_DIRECTION_:
Find, in the records below, the line that contains "Generate a Python" and the line that contains "from bokeh.resources import INLINE". Copy those two lines and everything between them exactly, but not the pictures.

------ RECORD LIST ------

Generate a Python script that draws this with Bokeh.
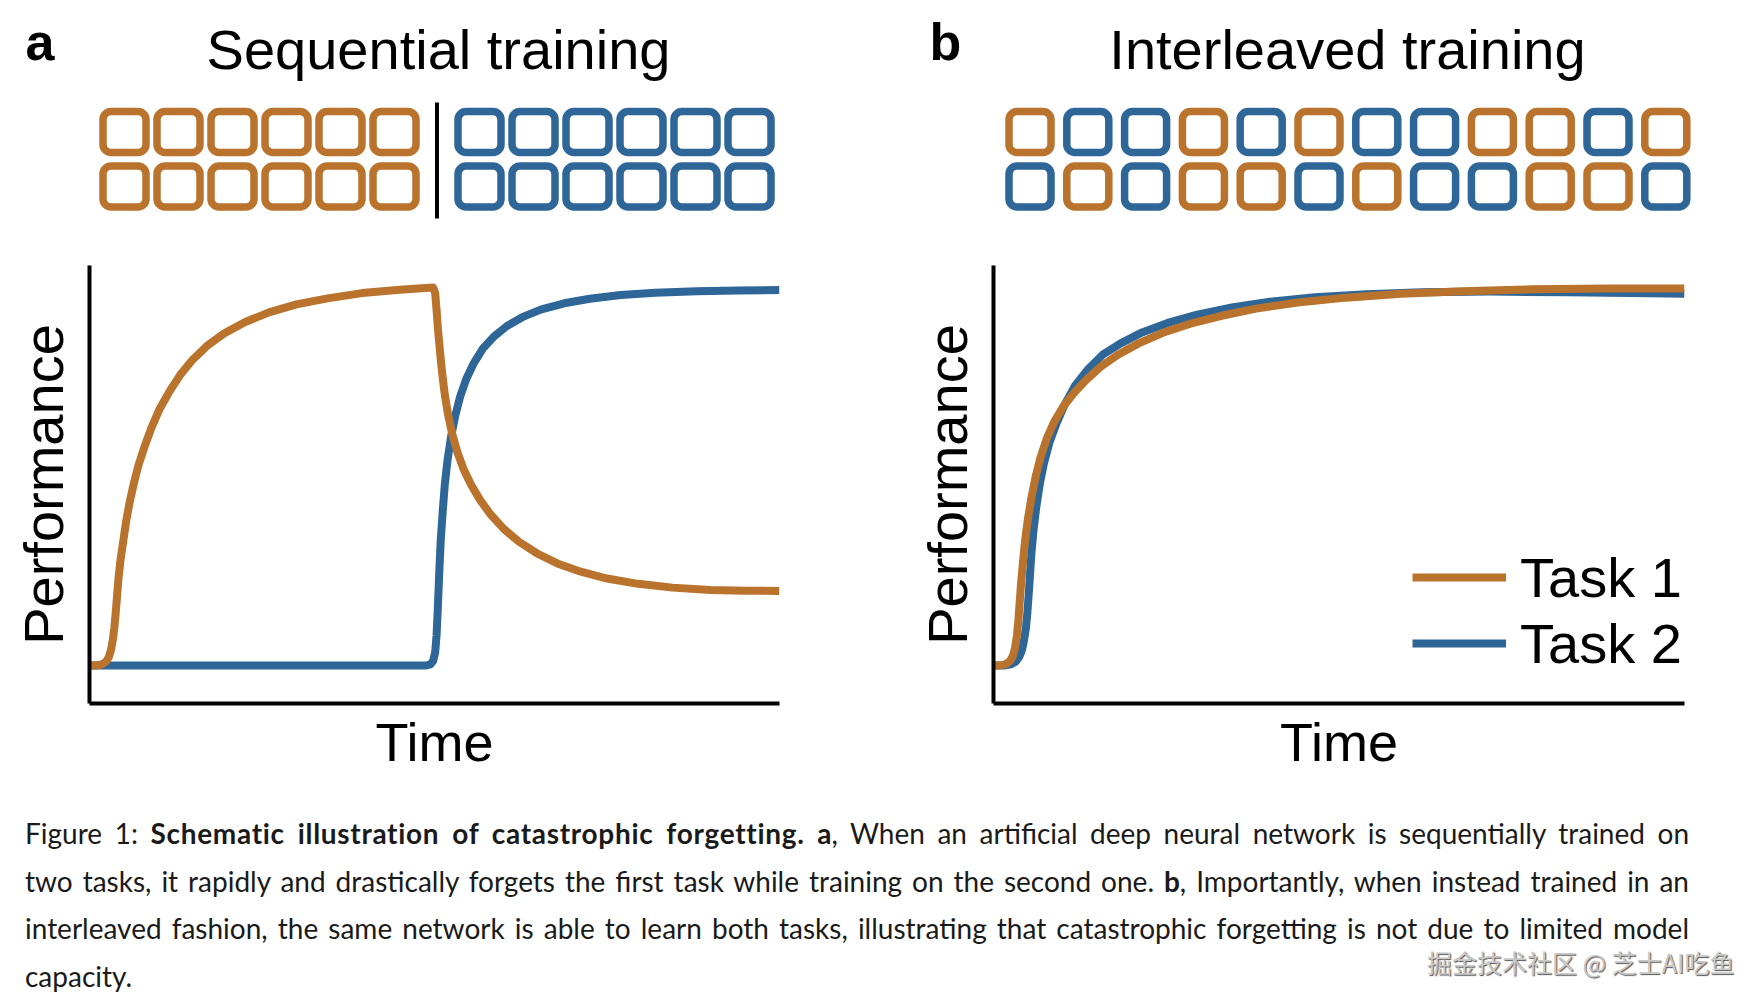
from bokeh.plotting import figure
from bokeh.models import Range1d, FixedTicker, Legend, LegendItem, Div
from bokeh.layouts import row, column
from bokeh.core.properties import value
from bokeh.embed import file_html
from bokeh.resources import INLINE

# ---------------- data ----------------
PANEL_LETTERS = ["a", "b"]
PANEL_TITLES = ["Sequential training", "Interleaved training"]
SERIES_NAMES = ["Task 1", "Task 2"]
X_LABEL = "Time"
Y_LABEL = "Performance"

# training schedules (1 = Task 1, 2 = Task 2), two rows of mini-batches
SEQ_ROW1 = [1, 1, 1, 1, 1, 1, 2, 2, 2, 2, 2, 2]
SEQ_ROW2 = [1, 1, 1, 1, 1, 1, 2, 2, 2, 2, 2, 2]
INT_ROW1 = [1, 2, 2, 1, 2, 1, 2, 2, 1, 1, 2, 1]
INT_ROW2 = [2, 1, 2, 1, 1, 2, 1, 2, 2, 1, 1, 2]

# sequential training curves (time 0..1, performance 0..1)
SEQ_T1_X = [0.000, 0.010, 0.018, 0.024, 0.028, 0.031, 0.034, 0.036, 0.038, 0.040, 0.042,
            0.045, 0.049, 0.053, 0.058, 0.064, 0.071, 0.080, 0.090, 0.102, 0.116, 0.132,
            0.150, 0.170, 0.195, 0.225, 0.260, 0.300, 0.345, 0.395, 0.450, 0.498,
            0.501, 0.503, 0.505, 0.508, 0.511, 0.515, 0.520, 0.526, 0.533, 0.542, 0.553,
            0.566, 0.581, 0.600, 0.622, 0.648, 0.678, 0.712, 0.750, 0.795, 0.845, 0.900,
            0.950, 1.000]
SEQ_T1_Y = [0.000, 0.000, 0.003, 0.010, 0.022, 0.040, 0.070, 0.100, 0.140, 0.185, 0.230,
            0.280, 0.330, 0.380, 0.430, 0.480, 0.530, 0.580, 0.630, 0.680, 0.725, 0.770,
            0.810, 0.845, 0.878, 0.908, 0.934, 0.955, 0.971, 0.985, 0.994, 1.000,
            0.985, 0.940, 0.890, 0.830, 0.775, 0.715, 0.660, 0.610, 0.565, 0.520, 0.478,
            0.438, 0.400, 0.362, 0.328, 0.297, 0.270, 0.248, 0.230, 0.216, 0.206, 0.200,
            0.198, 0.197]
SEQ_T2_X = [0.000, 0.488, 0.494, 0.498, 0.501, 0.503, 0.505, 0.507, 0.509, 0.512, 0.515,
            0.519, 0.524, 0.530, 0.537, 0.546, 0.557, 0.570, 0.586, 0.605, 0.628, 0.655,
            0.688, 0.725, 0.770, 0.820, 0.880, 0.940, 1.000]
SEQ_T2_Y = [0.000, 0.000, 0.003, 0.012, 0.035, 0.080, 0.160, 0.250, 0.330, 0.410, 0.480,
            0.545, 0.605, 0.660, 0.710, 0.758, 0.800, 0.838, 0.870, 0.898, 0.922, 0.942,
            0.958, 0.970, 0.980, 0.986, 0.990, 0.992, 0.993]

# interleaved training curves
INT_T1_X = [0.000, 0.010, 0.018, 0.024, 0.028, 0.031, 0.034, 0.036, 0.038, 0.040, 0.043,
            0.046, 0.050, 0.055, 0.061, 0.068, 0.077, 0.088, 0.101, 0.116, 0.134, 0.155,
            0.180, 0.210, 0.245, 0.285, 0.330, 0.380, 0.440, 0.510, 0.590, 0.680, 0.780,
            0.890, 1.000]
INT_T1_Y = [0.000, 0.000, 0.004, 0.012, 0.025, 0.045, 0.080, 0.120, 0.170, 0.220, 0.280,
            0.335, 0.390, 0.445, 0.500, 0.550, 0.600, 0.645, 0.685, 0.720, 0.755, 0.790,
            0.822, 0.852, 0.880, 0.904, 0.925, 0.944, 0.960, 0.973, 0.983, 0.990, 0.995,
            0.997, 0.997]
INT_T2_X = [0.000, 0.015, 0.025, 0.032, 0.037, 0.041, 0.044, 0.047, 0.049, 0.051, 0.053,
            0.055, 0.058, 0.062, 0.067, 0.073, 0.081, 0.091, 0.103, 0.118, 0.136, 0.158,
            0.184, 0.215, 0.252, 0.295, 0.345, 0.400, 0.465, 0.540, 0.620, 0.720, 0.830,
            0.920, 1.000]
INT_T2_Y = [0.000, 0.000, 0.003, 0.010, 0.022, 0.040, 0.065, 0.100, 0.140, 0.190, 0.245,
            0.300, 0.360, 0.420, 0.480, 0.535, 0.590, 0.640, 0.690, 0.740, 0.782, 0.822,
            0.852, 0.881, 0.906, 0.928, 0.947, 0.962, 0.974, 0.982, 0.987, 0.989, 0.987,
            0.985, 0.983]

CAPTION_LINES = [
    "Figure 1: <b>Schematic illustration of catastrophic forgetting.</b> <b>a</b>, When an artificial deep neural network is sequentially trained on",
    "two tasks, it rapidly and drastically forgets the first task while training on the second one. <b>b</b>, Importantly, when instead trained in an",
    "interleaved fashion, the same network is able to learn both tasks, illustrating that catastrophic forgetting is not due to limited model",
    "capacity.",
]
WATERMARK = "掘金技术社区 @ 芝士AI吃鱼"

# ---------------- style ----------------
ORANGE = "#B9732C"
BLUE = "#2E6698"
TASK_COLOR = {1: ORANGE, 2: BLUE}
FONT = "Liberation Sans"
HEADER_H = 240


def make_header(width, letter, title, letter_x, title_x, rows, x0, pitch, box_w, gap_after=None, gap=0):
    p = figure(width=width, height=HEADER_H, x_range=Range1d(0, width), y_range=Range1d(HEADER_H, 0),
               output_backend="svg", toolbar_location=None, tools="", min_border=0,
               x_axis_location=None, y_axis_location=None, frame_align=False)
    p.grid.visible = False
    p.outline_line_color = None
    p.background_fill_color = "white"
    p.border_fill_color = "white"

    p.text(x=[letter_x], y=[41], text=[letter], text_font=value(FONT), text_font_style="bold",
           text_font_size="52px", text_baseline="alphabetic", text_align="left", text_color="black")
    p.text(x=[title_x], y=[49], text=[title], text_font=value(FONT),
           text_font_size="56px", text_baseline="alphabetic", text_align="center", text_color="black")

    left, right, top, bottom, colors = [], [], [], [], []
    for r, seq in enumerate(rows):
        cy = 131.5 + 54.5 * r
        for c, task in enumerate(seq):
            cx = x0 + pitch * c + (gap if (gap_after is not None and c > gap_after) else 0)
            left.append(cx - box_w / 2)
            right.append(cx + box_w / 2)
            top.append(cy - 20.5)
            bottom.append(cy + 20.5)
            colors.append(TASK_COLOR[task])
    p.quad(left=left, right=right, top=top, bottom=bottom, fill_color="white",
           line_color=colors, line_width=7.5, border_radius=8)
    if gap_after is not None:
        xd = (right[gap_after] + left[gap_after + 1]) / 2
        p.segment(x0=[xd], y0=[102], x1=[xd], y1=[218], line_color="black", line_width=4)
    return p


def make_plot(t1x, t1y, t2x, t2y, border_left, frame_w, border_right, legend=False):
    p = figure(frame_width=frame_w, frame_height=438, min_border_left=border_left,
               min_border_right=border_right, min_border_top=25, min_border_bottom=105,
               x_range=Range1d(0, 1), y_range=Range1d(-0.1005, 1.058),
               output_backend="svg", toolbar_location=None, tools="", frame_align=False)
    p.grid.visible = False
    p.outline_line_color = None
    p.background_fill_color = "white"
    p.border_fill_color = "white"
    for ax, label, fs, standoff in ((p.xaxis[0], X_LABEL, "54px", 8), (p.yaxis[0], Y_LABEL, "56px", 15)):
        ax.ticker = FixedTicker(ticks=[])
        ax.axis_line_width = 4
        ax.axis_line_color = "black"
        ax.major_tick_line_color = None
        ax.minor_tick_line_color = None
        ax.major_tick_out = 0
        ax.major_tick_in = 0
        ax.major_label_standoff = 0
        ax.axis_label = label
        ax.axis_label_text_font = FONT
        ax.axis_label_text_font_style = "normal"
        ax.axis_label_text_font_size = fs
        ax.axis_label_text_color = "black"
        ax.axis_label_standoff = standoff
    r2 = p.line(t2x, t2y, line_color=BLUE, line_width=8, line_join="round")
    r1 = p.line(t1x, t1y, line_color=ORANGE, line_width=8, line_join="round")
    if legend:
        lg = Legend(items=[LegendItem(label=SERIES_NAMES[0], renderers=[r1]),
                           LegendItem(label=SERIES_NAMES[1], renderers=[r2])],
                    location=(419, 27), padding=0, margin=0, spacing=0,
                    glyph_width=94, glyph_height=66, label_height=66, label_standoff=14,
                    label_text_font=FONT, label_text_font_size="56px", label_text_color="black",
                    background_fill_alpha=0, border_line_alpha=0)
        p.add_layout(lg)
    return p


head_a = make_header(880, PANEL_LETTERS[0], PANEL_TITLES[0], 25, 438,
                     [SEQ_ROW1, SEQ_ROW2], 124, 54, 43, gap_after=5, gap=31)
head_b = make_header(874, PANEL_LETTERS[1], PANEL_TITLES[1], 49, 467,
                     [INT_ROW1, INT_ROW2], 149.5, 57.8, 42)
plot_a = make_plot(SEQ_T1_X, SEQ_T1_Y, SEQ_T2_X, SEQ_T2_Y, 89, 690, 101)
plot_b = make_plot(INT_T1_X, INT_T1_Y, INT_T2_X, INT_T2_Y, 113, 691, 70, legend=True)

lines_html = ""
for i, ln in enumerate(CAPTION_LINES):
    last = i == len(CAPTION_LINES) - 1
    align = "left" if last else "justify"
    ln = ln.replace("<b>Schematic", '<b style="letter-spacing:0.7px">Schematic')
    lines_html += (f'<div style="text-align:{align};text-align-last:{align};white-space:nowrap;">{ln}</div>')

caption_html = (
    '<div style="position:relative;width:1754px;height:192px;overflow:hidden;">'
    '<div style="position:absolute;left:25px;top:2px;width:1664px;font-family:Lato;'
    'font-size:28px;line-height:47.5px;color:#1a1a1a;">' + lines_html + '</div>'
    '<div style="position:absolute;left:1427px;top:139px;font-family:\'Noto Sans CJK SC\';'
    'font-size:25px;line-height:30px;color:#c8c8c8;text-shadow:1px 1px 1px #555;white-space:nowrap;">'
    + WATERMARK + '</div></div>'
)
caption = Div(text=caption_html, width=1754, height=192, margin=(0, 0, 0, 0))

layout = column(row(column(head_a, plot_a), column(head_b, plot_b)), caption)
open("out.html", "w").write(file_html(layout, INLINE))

------
------ RECORD LIST ------

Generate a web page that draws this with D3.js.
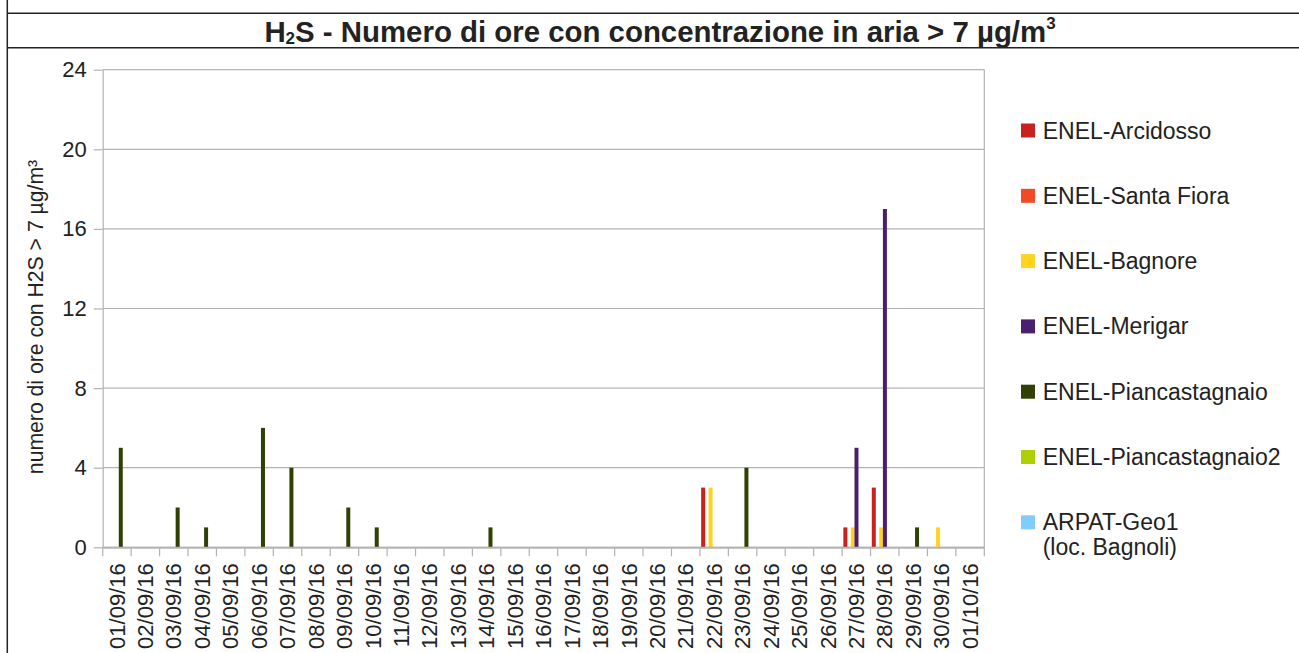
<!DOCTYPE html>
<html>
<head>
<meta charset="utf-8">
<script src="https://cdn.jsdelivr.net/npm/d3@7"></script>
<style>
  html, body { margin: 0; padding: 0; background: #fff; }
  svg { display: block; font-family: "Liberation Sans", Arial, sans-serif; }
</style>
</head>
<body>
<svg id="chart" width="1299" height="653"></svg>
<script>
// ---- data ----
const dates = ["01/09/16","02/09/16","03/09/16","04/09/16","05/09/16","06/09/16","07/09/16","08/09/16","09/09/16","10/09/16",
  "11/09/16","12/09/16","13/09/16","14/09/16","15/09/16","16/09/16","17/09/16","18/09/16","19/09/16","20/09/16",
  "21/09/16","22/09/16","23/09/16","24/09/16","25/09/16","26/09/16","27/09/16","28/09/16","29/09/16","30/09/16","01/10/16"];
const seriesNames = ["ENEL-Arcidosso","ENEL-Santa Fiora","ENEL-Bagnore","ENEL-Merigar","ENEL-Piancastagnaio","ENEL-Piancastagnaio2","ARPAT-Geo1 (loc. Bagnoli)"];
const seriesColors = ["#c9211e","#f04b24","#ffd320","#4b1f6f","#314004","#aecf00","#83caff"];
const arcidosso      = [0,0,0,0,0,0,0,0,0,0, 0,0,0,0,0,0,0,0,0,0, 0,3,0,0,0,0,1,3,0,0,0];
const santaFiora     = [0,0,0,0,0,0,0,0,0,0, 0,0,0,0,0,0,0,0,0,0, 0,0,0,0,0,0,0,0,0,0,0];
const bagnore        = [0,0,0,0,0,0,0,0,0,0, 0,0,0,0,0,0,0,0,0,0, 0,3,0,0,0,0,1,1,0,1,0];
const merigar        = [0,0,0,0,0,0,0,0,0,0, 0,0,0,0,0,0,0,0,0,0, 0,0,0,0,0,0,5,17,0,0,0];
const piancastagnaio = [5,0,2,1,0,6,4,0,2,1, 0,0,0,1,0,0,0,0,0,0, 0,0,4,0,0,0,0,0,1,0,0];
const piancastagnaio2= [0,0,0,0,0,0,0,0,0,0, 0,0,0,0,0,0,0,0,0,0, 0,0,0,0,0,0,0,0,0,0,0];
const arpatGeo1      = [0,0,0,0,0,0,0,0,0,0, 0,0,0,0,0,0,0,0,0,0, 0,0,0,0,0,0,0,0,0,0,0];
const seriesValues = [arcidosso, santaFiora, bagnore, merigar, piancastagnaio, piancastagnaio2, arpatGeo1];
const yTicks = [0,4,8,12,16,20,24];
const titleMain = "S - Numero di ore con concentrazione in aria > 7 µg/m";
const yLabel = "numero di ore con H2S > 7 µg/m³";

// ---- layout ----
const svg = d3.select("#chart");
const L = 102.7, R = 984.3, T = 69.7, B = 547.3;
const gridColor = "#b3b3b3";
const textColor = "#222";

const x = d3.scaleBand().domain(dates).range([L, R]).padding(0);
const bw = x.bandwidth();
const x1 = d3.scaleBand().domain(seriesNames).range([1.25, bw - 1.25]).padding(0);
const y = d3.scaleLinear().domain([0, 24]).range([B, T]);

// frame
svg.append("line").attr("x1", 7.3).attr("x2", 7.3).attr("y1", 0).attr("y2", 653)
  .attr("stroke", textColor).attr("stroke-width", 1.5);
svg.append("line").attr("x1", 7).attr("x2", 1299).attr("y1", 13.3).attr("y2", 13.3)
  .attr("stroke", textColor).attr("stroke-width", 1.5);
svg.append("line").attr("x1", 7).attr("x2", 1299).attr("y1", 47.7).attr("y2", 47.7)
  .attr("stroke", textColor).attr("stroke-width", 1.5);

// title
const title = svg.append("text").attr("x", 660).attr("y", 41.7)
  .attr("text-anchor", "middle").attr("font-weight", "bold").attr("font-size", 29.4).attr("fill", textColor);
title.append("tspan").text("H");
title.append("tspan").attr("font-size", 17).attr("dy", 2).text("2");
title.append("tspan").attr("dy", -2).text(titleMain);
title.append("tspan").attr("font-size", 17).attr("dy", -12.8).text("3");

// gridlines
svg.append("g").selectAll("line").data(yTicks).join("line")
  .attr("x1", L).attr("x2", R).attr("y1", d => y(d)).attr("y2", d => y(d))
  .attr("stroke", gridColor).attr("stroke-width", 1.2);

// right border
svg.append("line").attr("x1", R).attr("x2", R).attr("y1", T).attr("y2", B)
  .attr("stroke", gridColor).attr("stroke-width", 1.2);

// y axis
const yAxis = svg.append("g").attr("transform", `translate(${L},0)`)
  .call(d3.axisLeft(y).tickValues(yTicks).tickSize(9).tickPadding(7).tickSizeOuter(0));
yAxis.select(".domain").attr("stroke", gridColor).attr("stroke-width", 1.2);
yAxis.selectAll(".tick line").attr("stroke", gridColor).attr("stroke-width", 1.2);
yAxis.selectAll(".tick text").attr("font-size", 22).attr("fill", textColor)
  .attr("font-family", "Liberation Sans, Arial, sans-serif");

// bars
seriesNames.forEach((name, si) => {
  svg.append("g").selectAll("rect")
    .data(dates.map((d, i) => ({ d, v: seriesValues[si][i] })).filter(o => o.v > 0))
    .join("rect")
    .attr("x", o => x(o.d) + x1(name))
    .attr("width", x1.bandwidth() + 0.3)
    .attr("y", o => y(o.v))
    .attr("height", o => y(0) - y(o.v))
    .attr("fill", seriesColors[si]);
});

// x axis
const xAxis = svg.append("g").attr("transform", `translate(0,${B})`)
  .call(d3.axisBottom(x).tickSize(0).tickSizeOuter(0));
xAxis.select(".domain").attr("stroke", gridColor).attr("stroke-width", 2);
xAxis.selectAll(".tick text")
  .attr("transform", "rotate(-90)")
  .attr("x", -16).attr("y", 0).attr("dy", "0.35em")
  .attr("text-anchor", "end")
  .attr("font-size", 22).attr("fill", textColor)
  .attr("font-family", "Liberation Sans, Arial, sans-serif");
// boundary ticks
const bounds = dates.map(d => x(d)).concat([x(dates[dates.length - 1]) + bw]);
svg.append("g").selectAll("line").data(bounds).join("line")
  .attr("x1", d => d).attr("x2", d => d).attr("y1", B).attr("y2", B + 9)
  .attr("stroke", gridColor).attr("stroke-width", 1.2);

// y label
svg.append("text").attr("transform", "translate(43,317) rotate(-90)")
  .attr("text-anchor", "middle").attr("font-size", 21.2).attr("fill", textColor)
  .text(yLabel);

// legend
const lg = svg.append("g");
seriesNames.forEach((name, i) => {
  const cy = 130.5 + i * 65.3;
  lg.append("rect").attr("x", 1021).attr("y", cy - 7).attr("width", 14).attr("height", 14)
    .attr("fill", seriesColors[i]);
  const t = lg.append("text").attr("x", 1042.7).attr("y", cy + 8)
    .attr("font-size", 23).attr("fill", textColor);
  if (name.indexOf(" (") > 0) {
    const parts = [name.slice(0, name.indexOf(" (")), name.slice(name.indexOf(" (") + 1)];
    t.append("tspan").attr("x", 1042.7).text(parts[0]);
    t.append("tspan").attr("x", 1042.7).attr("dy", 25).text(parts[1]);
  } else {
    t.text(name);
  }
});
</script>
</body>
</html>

------

_SOLUTION TO THE EXERCISE_:
Generate a Python script that draws this with Bokeh.
from bokeh.plotting import figure
from bokeh.models import Range1d, FixedTicker, Legend, LegendItem, Div
from bokeh.layouts import row, column
from bokeh.core.properties import value
from bokeh.embed import file_html
from bokeh.resources import INLINE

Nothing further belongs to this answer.